_WHAT IS ASKED:_
In the entries below, find the line containing "Write the Plotly code for this chart." and the line containing "y_ticks = [0, 10, 20, 30, 40, 50, 60, 70, 80]". Copy those two lines and everything between them exactly, without the pictures.

_DATASET EXTRACT:_
━━━━━━━━━━━━━━━━━━━━━━━━━━━━━━

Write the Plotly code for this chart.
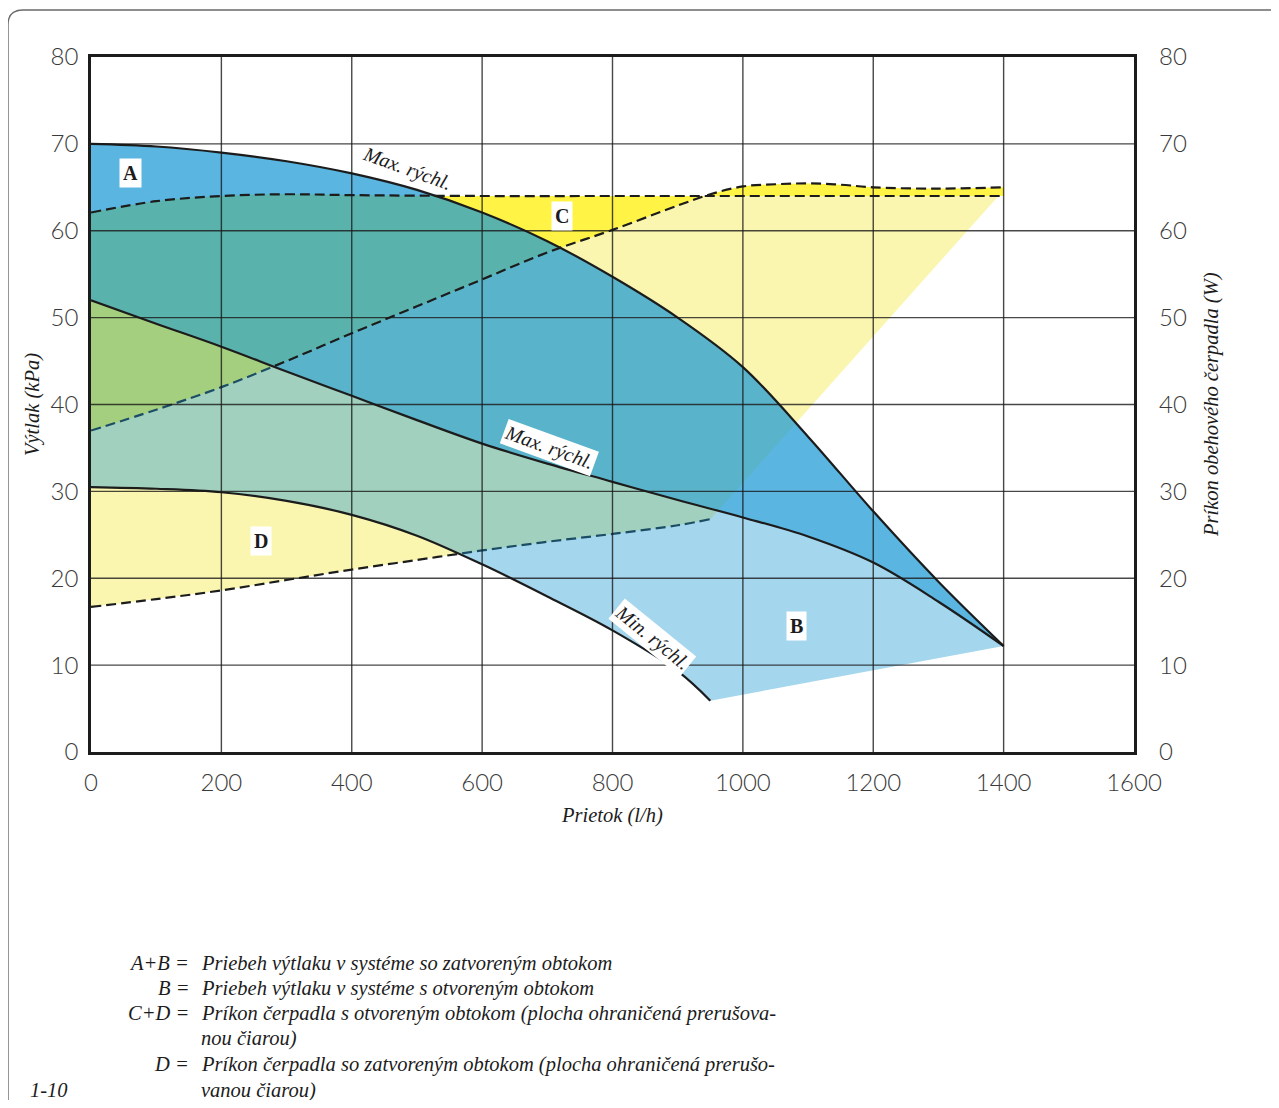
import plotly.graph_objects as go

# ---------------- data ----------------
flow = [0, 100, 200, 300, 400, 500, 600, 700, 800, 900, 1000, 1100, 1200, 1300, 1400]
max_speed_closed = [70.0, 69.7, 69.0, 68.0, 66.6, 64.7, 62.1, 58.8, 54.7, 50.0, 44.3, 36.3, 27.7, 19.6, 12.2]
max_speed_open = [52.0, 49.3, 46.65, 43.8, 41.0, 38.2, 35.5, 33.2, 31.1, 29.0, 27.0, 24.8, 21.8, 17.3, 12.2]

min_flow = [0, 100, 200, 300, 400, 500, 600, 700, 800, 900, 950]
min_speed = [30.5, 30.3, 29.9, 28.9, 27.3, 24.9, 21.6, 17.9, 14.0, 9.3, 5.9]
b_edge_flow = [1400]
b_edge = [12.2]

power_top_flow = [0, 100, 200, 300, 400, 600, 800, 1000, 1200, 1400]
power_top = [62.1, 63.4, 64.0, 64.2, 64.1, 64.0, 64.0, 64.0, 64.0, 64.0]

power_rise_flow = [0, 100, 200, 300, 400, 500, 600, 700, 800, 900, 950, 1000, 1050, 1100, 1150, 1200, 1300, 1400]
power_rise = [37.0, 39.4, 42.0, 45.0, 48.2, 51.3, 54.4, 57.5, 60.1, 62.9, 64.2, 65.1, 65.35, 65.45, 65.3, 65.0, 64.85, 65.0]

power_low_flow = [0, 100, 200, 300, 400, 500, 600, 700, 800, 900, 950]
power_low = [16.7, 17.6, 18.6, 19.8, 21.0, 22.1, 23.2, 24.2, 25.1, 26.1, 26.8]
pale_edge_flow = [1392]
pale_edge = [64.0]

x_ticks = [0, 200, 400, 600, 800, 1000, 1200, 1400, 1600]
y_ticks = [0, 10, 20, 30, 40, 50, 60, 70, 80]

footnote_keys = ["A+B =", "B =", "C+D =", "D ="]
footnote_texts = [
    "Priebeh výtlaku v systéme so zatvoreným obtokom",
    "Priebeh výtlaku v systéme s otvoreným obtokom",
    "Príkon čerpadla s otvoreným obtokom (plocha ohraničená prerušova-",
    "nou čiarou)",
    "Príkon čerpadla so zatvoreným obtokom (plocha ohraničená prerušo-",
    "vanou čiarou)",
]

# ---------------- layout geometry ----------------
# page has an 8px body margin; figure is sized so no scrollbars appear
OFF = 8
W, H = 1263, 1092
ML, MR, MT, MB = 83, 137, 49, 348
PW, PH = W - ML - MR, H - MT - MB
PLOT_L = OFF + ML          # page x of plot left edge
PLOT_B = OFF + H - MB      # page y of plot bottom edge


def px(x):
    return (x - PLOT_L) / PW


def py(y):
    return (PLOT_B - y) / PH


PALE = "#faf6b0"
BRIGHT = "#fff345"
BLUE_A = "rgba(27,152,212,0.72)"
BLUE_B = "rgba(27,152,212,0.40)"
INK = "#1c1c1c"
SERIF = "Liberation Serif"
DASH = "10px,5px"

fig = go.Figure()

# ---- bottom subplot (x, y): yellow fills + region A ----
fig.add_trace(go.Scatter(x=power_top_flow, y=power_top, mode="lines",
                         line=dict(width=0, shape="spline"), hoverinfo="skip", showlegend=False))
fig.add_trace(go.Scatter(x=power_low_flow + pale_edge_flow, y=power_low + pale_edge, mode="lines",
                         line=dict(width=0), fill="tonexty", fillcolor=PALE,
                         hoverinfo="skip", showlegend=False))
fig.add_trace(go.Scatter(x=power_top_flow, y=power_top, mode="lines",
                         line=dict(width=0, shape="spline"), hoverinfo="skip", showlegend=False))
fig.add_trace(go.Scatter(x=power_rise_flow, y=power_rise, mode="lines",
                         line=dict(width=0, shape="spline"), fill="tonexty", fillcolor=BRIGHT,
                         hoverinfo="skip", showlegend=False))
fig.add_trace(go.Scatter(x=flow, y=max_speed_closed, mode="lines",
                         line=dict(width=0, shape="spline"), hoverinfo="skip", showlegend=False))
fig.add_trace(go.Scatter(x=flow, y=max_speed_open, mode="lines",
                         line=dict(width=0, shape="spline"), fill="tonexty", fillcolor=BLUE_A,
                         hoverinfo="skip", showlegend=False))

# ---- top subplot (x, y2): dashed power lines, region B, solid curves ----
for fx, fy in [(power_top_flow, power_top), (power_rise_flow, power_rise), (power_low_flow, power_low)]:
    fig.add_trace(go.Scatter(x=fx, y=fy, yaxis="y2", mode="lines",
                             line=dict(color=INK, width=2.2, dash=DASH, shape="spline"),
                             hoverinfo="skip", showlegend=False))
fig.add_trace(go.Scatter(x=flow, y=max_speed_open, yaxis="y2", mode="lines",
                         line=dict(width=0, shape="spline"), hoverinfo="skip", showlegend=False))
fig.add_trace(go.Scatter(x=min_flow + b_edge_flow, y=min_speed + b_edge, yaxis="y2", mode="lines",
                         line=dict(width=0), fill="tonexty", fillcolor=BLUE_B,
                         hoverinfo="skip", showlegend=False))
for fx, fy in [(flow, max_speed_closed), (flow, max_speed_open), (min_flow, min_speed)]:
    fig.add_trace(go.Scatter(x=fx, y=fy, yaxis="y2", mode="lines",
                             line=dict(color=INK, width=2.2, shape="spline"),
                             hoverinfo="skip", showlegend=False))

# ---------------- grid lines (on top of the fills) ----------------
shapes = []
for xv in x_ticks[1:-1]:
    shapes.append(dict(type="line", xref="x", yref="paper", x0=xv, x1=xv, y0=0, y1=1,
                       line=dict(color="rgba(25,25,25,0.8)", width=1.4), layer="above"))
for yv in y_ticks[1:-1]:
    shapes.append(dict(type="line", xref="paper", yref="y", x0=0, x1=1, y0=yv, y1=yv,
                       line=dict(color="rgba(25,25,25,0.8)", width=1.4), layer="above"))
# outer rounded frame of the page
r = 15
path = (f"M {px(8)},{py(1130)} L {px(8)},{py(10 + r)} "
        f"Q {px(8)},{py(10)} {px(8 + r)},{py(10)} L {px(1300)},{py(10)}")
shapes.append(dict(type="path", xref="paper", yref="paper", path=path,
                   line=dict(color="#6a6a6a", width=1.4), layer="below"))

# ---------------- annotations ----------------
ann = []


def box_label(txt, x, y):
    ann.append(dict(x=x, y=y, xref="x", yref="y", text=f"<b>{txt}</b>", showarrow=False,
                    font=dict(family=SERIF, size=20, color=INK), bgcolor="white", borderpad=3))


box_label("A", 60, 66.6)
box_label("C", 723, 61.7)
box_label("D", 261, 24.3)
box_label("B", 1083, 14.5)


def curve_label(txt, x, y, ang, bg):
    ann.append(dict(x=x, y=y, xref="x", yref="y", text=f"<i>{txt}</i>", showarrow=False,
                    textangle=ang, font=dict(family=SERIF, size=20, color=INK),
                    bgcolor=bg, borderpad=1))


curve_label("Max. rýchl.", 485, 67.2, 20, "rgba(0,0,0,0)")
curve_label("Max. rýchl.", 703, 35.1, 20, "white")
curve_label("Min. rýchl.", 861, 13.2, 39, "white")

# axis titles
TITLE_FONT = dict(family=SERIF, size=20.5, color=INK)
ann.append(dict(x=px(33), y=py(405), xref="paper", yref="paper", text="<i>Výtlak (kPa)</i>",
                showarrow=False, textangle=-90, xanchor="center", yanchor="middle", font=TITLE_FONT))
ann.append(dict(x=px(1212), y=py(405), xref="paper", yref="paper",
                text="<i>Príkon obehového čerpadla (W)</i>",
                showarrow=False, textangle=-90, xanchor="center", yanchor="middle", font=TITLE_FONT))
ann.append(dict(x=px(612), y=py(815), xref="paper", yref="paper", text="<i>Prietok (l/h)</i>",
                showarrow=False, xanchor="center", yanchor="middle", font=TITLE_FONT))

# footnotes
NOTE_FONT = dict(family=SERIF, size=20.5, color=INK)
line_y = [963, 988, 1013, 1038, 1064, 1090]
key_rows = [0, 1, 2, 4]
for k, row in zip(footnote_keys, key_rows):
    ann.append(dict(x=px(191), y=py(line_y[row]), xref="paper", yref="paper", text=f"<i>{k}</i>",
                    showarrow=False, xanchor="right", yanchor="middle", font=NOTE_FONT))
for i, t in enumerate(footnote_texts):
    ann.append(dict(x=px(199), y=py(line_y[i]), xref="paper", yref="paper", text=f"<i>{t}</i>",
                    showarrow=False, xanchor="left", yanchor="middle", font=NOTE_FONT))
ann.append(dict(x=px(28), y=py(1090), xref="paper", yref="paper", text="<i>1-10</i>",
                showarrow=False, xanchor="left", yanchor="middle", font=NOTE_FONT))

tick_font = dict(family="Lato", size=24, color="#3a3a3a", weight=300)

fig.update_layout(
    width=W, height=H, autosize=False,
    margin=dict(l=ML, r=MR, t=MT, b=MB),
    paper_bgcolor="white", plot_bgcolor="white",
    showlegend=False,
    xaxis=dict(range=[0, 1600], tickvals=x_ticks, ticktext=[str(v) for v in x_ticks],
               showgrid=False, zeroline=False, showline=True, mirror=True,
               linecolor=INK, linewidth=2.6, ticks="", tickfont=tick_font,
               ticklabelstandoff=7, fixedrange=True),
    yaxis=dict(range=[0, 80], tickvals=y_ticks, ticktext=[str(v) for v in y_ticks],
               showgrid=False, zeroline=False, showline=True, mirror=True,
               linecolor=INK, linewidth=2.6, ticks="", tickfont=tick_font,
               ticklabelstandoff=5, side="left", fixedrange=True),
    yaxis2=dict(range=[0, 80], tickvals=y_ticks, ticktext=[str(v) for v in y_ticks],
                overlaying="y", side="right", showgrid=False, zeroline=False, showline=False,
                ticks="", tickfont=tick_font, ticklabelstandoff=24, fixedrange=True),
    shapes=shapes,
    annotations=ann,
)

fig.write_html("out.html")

━━━━━━━━━━━━━━━━━━━━━━━━━━━━━━

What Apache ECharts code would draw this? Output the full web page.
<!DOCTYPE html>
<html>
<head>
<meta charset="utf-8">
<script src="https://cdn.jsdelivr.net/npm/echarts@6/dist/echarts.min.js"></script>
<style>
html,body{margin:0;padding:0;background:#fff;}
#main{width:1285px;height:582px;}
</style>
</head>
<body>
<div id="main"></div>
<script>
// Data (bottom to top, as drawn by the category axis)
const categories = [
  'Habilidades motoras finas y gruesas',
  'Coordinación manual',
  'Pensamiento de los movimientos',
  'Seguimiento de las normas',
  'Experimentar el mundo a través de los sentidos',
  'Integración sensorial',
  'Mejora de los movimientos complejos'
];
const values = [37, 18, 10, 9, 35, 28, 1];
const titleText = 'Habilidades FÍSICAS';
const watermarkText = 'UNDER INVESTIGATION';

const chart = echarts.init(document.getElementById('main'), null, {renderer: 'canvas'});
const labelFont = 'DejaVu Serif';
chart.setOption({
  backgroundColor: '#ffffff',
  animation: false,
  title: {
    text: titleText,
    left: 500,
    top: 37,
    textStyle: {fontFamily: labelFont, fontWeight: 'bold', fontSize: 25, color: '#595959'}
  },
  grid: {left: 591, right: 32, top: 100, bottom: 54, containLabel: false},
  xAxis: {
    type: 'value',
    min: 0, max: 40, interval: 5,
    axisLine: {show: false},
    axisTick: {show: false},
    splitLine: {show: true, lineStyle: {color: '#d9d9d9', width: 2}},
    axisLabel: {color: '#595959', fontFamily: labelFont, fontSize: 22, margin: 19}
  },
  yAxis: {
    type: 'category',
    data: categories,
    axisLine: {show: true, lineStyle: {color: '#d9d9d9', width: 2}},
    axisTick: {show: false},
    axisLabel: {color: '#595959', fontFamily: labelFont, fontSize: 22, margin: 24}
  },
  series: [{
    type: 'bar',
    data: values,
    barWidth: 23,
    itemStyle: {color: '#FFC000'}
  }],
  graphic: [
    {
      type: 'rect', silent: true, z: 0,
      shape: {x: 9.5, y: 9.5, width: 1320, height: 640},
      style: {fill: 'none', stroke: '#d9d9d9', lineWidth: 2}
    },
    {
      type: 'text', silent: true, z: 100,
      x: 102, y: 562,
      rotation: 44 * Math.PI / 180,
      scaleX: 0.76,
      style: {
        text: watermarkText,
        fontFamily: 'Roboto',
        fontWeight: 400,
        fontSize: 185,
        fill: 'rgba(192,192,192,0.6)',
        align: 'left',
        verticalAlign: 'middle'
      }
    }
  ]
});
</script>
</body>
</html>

━━━━━━━━━━━━━━━━━━━━━━━━━━━━━━

_SOLUTION TO THE EXERCISE:_
Write the Plotly code for this chart.
import plotly.graph_objects as go

# ---------------- data ----------------
flow = [0, 100, 200, 300, 400, 500, 600, 700, 800, 900, 1000, 1100, 1200, 1300, 1400]
max_speed_closed = [70.0, 69.7, 69.0, 68.0, 66.6, 64.7, 62.1, 58.8, 54.7, 50.0, 44.3, 36.3, 27.7, 19.6, 12.2]
max_speed_open = [52.0, 49.3, 46.65, 43.8, 41.0, 38.2, 35.5, 33.2, 31.1, 29.0, 27.0, 24.8, 21.8, 17.3, 12.2]

min_flow = [0, 100, 200, 300, 400, 500, 600, 700, 800, 900, 950]
min_speed = [30.5, 30.3, 29.9, 28.9, 27.3, 24.9, 21.6, 17.9, 14.0, 9.3, 5.9]
b_edge_flow = [1400]
b_edge = [12.2]

power_top_flow = [0, 100, 200, 300, 400, 600, 800, 1000, 1200, 1400]
power_top = [62.1, 63.4, 64.0, 64.2, 64.1, 64.0, 64.0, 64.0, 64.0, 64.0]

power_rise_flow = [0, 100, 200, 300, 400, 500, 600, 700, 800, 900, 950, 1000, 1050, 1100, 1150, 1200, 1300, 1400]
power_rise = [37.0, 39.4, 42.0, 45.0, 48.2, 51.3, 54.4, 57.5, 60.1, 62.9, 64.2, 65.1, 65.35, 65.45, 65.3, 65.0, 64.85, 65.0]

power_low_flow = [0, 100, 200, 300, 400, 500, 600, 700, 800, 900, 950]
power_low = [16.7, 17.6, 18.6, 19.8, 21.0, 22.1, 23.2, 24.2, 25.1, 26.1, 26.8]
pale_edge_flow = [1392]
pale_edge = [64.0]

x_ticks = [0, 200, 400, 600, 800, 1000, 1200, 1400, 1600]
y_ticks = [0, 10, 20, 30, 40, 50, 60, 70, 80]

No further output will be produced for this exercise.